Négociation collective, fusion de branche : lorsque les partenaires sociaux décident, en vertu du principe de la liberté contractuelle, de procéder à la fusion de plusieurs branches professionnelles existantes, doivent être invitées à cette négociation, en application du principe de concordance, toutes les organisations syndicales représentatives dans une ou plusieurs des branches professionnelles préexistantes à la fusion (Cass. soc., 21 avril 2022, n° 20-18.799).

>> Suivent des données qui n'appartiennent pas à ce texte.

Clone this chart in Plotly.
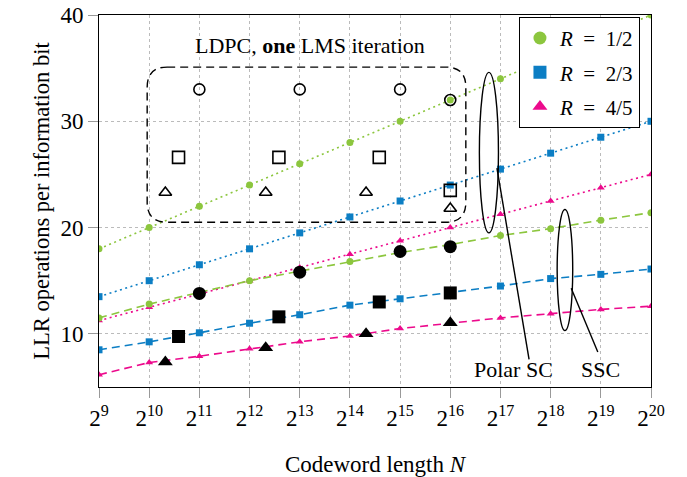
import numpy as np
import plotly.graph_objects as go

# ---------------- data ----------------
exponents = list(range(9, 21))                      # N = 2^9 ... 2^20
polar_sc_r12 = [18, 20, 22, 24, 26, 28, 30, 32, 34, 36, 38, 40]
polar_sc_r23 = [13.5, 15, 16.5, 18, 19.5, 21, 22.5, 24, 25.5, 27, 28.5, 30]
polar_sc_r45 = [11.25, 12.5, 13.75, 15, 16.25, 17.5, 18.75, 20, 21.25, 22.5, 23.75, 25]
ssc_r12 = [11.5, 12.8, 13.9, 15.0, 15.9, 16.8, 17.65, 18.4, 19.25, 19.9, 20.7, 21.4]
ssc_r23 = [8.5, 9.25, 10.1, 11.0, 11.8, 12.7, 13.3, 13.9, 14.5, 15.2, 15.6, 16.1]
ssc_r45 = [6.15, 7.3, 7.9, 8.6, 9.25, 9.8, 10.5, 11.0, 11.5, 11.9, 12.3, 12.6]

# codeword lengths of the comparison points (N = K / R)
n_r12 = [2048, 8192, 32768, 65536]
n_r23 = [1536, 6144, 24576, 65536]
n_r45 = [1280, 5120, 20480, 65536]
ldpc_r12 = [33, 33, 33, 32]
ldpc_r23 = [26.6, 26.6, 26.6, 23.5]
ldpc_r45 = [23.3, 23.3, 23.3, 21.8]
filled_r12 = [13.8, 15.8, 17.75, 18.2]
filled_r23 = [9.75, 11.6, 13.0, 13.85]
filled_r45 = [7.35, 8.7, 10.0, 11.05]

legend_labels = ["<i>R</i>\u2002=\u20021/2", "<i>R</i>\u2002=\u20022/3",
                 "<i>R</i>\u2002=\u20024/5"]
tick_labels = [f"2<sup>{e}</sup>" for e in exponents]

GREEN = "#8cc63e"
BLUE = "#0c7ec4"
PINK = "#ec0a8c"
FONT = "Liberation Serif, Times New Roman, serif"

fig = go.Figure()

# Polar SC (dotted)
for ys, col, sym in [(polar_sc_r12, GREEN, "circle"),
                     (polar_sc_r23, BLUE, "square"),
                     (polar_sc_r45, PINK, "triangle-up")]:
    fig.add_trace(go.Scatter(x=exponents, y=ys, mode="lines+markers",
                             line=dict(color=col, width=1.6, dash="2px,3.5px"),
                             marker=dict(color=col, symbol=sym, size=7),
                             showlegend=False, hoverinfo="skip"))
# SSC (dashed)
for ys, col, sym in [(ssc_r12, GREEN, "circle"),
                     (ssc_r23, BLUE, "square"),
                     (ssc_r45, PINK, "triangle-up")]:
    fig.add_trace(go.Scatter(x=exponents, y=ys, mode="lines+markers",
                             line=dict(color=col, width=1.6, dash="8px,5px"),
                             marker=dict(color=col, symbol=sym, size=7),
                             showlegend=False, hoverinfo="skip"))

# filled black comparison markers
for ns, ys, sym, sz in [(n_r12, filled_r12, "circle", 13),
                        (n_r23, filled_r23, "square", 13),
                        (n_r45, filled_r45, "triangle-up", 13)]:
    fig.add_trace(go.Scatter(x=np.log2(ns), y=ys, mode="markers",
                             marker=dict(color="black", symbol=sym, size=sz),
                             showlegend=False, hoverinfo="skip"))

# LDPC hollow markers
for ns, ys, sym, sz in [(n_r12, ldpc_r12, "circle-open", 11),
                        (n_r23, ldpc_r23, "square-open", 12),
                        (n_r45, ldpc_r45, "triangle-up-open", 11)]:
    fig.add_trace(go.Scatter(x=np.log2(ns), y=ys, mode="markers",
                             marker=dict(color="black", symbol=sym, size=sz,
                                         line=dict(width=1.6, color="black")),
                             showlegend=False, hoverinfo="skip"))

# legend entries
for i, (lab, col, sym) in enumerate(zip(legend_labels, [GREEN, BLUE, PINK],
                                        ["circle", "square", "triangle-up"])):
    fig.add_trace(go.Scatter(x=[None], y=[None], mode="markers", name=lab,
                             legendgroup=f"g{i}",
                             marker=dict(color=col, symbol=sym, size=13)))

# ---------------- decorations ----------------
x0, x1, y0, y1 = 9.96, 16.31, 20.5, 35.1
rx, ry = 20 / 50.18, 20 / 10.57
path = (f"M {x0+rx},{y1} L {x1-rx},{y1} Q {x1},{y1} {x1},{y1-ry} "
        f"L {x1},{y0+ry} Q {x1},{y0} {x1-rx},{y0} L {x0+rx},{y0} "
        f"Q {x0},{y0} {x0},{y0+ry} L {x0},{y1-ry} Q {x0},{y1} {x0+rx},{y1} Z")
shapes = [
    dict(type="path", xref="x", yref="y", path=path,
         line=dict(color="black", width=1.4, dash="8px,5px")),
    dict(type="circle", xref="x", yref="y", x0=16.58, x1=16.96, y0=19.5, y1=34.6,
         line=dict(color="black", width=1.4)),
    dict(type="circle", xref="x", yref="y", x0=18.13, x1=18.44, y0=10.3, y1=21.7,
         line=dict(color="black", width=1.4)),
    dict(type="line", xref="x", yref="y", x0=16.93, y0=25.6, x1=17.57, y1=7.6,
         line=dict(color="black", width=1.4)),
    dict(type="line", xref="x", yref="y", x0=18.41, y0=14.3, x1=18.94, y1=8.3,
         line=dict(color="black", width=1.4)),
]

annotations = [
    dict(x=13.2, y=37.1, xref="x", yref="y", showarrow=False,
         text="LDPC, <b>one</b> LMS iteration",
         font=dict(family=FONT, size=22, color="black")),
    dict(x=17.25, y=6.6, xref="x", yref="y", showarrow=False, text="Polar SC",
         font=dict(family=FONT, size=22, color="black")),
    dict(x=19.0, y=6.6, xref="x", yref="y", showarrow=False, text="SSC",
         font=dict(family=FONT, size=22, color="black")),
]

fig.update_layout(
    width=687, height=477,
    margin=dict(l=99, r=36, t=15, b=90),
    paper_bgcolor="white", plot_bgcolor="white",
    font=dict(family=FONT, size=22, color="black"),
    shapes=shapes, annotations=annotations,
    legend=dict(x=0.98, y=0.995, xanchor="right", yanchor="top",
                bgcolor="white", bordercolor="black", borderwidth=1,
                font=dict(family=FONT, size=21), tracegroupgap=4,
                itemsizing="trace"),
)
fig.update_xaxes(range=[9, 20], tickmode="array", tickvals=exponents,
                 ticktext=tick_labels, showline=True, linecolor="black",
                 linewidth=1, mirror=True, ticks="outside", ticklen=10,
                 tickcolor="#999999", showgrid=True, gridcolor="#bbbbbb",
                 griddash="dot", gridwidth=1, zeroline=False, automargin=False,
                 ticklabeloverflow="allow",
                 title=dict(text="Codeword length <i>N</i>",
                            font=dict(family=FONT, size=23), standoff=26),
                 tickfont=dict(family=FONT, size=23))
fig.update_yaxes(range=[5, 40], tickmode="array", tickvals=[10, 20, 30, 40],
                 showline=True, linecolor="black", linewidth=1, mirror=True,
                 ticks="outside", ticklen=10, tickcolor="#999999",
                 showgrid=True, gridcolor="#bbbbbb", griddash="dot", gridwidth=1,
                 zeroline=False, automargin=False, ticklabeloverflow="allow",
                 title=dict(text="LLR operations per information bit",
                            font=dict(family=FONT, size=22.5), standoff=4),
                 tickfont=dict(family=FONT, size=23))

# remove the default 8 px page margin so the figure sits at the window corner
fig.write_html("out.html",
               config={"displayModeBar": False},
               post_script="document.body.style.margin='0px';"
                           "document.body.style.overflow='hidden';")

Critère de transparence financière, preuve de la véracité des comptes : Tout syndicat doit, pour pouvoir exercer des prérogatives dans l’entreprise, satisfaire au critère de transparence financière. Les documents comptables dont la loi impose la confection et la publication ne constituent que des éléments de preuve de la transparence financière, leur défaut pouvant dès lors être suppléé par d’autres documents produits par le syndicat et que le juge doit examiner. Une cour d’appel ne saurait dire que le syndicat justifie de sa transparence financière alors qu’il résultait de ses constatations qu’il n’avait présenté aux débats qu’un compte de résultat publié sur son site, sans présenter ni bilan ni annexe simplifiée, ni aucun autre document permettant d’établir la véracité des comptes (Cass. Soc. 6 avril 2022, n° 20-20.423).